In vivo experiments were conducted using distinct samples; in vitro experiments were performed in at least three independent experiments. Statistical analyses were performed by using Excel, SPSS, or BD SEQGEQ. No randomization or blinding experiment was done. Three groups were compared by the ANOVA test, followed by the Dunnett's test. The Kruskal–Wallis test was used to analyze violin plots. A nonparametric Mann–Whitney test was used to analyze the body weight of hACE2 transgenic mice.
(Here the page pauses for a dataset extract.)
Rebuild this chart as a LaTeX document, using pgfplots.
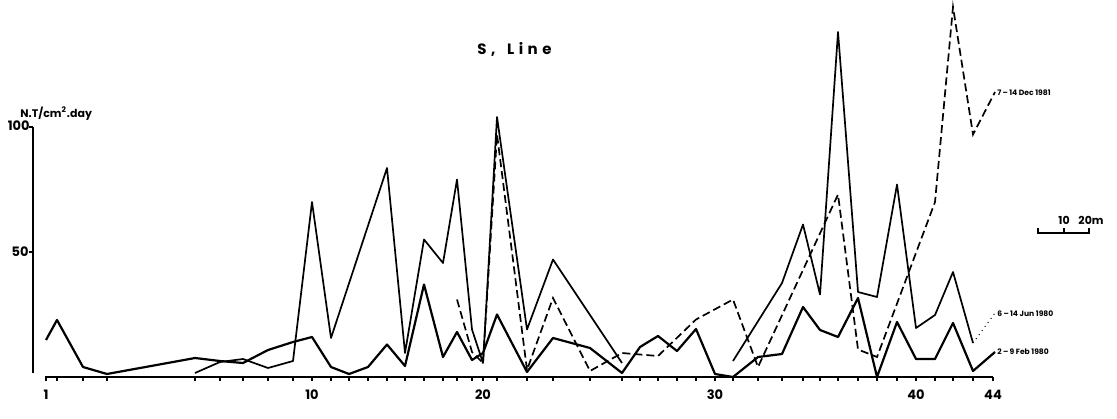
\documentclass[border=0pt]{standalone}
\usepackage{pgfplots}
\pgfplotsset{compat=1.18}
\usepackage{fontspec}
\setmainfont{Poppins}

% station positions along the line (drawn distance), values in N.T/cm^2.day
\begin{document}
\begin{tikzpicture}
\begin{axis}[
  scale only axis, width=558.5pt, height=209pt,
  xmin=0, xmax=1117, ymin=-16.4, ymax=150.8,
  hide axis, clip=false,
  unbounded coords=jump,
]
% 2-9 Feb 1980
\addplot[black, line width=1.1pt, line join=round] coordinates {
  (46,14.8)(57,22.8)(83,4)(107,1.2)(195,7.6)(220,6.4)(243,5.6)(268,10.8)
  (293,14)(312,16)(331,4)(349,1.2)(368,4)(387,13)(405,4.4)(424,37)(443,8)
  (457,18)(472,6.8)(483,9.6)(497,25)(527,2)(553,15.6)(590,11.6)(622,1.6)
  (640,12)(658,16.4)(677,10.4)(696,19.2)(715,1.2)(733,0)(758,8)(782,9.2)
  (803,28)(820,18.8)(838,16)(858,31.6)(877,0)(897,22)(916,7.2)(935,7.2)
  (953,21.6)(973,2.4)(995,10)};
% 6-14 Jun 1980
\addplot[black, line width=0.85pt, line join=round] coordinates {
  (195,1.6)(220,6)(243,7.2)(268,3.6)(293,6.4)(312,70)(331,15.6)(387,83.6)
  (405,9.6)(424,55)(443,45.6)(457,79)(472,19)(483,5.6)(497,104)(527,19)
  (553,47)(622,5.6)(680,nan)
  (733,6.4)(782,37.6)(803,61)(820,33)(838,138)(858,34)(877,32)(897,77)
  (916,19.6)(935,24.8)(953,42)(973,13.6)};
\addplot[black, line width=0.5pt, dotted] coordinates {(973,13.6)(995,25.6)};
% 7-14 Dec 1981
\addplot[black, line width=0.85pt, dash pattern=on 4pt off 2pt] coordinates {
  (457,31)(472,10)(483,5.6)(497,97)(527,2.8)(553,31.6)(590,2.4)(622,9.6)
  (658,8.4)(696,23)(733,31)(758,4)(838,73)(858,11)(877,8)(935,70)
  (953,148)(973,97)(995,114)};

% axes
\draw[line width=1.1pt] (axis cs:33,100) -- (axis cs:33,1.6);
\draw[line width=0.8pt] (axis cs:29,100) -- (axis cs:33,100);
\draw[line width=0.8pt] (axis cs:29,50) -- (axis cs:33,50);
\draw[line width=1.1pt] (axis cs:45,0) -- (axis cs:993,0);
\pgfplotsinvokeforeach{46,57,83,107,195,220,243,268,293,312,331,349,368,387,
  405,424,443,457,472,483,497,527,553,590,622,640,658,677,696,715,733,758,
  782,803,820,838,858,877,897,916,935,953,973,993}{
  \draw[line width=0.6pt] (axis cs:#1,0) -- (axis cs:#1,-1.6);
}
\begin{scope}[font=\fontsize{6.5}{7}\selectfont\bfseries]
\node at (axis cs:46,-7.2) {1};
\node at (axis cs:312,-7.2) {10};
\node at (axis cs:483,-7.2) {20};
\node at (axis cs:715,-7.2) {30};
\node at (axis cs:916,-7.2) {40};
\node at (axis cs:993,-7.2) {44};
\node[anchor=east, inner sep=0pt] at (axis cs:30,100.5) {100};
\node[anchor=east, inner sep=0pt] at (axis cs:29,50) {50};
\end{scope}
\node[anchor=west, inner sep=0pt, font=\fontsize{5.5}{6}\selectfont\bfseries]
  at (axis cs:20,105.5) {N.T/cm$^{\mathbf 2}$.day};
\node[anchor=west, inner sep=0pt,
  font=\fontsize{7.5}{8}\selectfont\bfseries\addfontfeatures{LetterSpace=30}]
  at (axis cs:477,131) {S,\hspace{2pt} Line};

% series labels
\begin{scope}[font=\fontsize{3.8}{4}\selectfont\bfseries]
\node[anchor=west, inner sep=0.5pt] at (axis cs:996,113.6) {7\,--\,14 Dec 1981};
\node[anchor=west, inner sep=0.5pt] at (axis cs:996,25.4) {6\,--\,14 Jun 1980};
\node[anchor=west, inner sep=0.5pt] at (axis cs:996,10) {2\,--\,9 Feb 1980};
\end{scope}

% scale bar
\draw[line width=0.6pt] (axis cs:1038,59.6) -- (axis cs:1038,57.6)
  -- (axis cs:1089,57.6) -- (axis cs:1089,59.6);
\draw[line width=0.6pt] (axis cs:1064,57.6) -- (axis cs:1064,59.6);
\begin{scope}[font=\fontsize{5.5}{6}\selectfont\bfseries]
\node at (axis cs:1064,62.5) {10};
\node at (axis cs:1091,62.5) {20m};
\end{scope}
\end{axis}
\pgfresetboundingbox
\path (current axis.south west) rectangle (current axis.north east);
\end{tikzpicture}
\end{document}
P‐values lower than 0.05 were considered to be significant.

Author contributions

Huai‐Chia Chuang: Conceptualization; data curation; software; formal analysis; supervision; validation; investigation; visualization; methodology; writing – original draft; project administration; writing – review and editing. Chia‐Hsin Hsueh: Data curation; software; formal analysis; investigation; methodology. Pu‐Ming Hsu: Data curation; formal analysis; investigation; methodology. Rou‐Huei Huang: Data curation; software; formal analysis. Ching‐Yi Tsai: Data curation; formal analysis; investigation; methodology. Nai‐Hsiang Chung: Data curation; formal analysis. Yen‐Hung Chow: Conceptualization; resources; data curation; formal analysis; supervision; investigation; methodology; writing – review and editing. Tse‐Hua Tan: Conceptualization; resources; formal analysis; supervision; funding acquisition; validation; investigation; visualization; methodology; project administration; writing – review and editing.

Disclosure and competing interests statement

The authors declare that they have no conflict of interest.

Supporting information

Appendix

Expanded View Figures PDF

Table EV1

Dataset EV1

Source Data for Figure 2

Source Data for Figure 3

Source Data for Figure 4

Source Data for Figure 5

Source Data for Figure 6

Source Data for Figure 7

EMBO Mol Med (2022) 14: e15904.

Data availability

This study includes no data deposited in external repositories. The data supporting the findings of this study are documented within the paper and are available from the corresponding author upon request.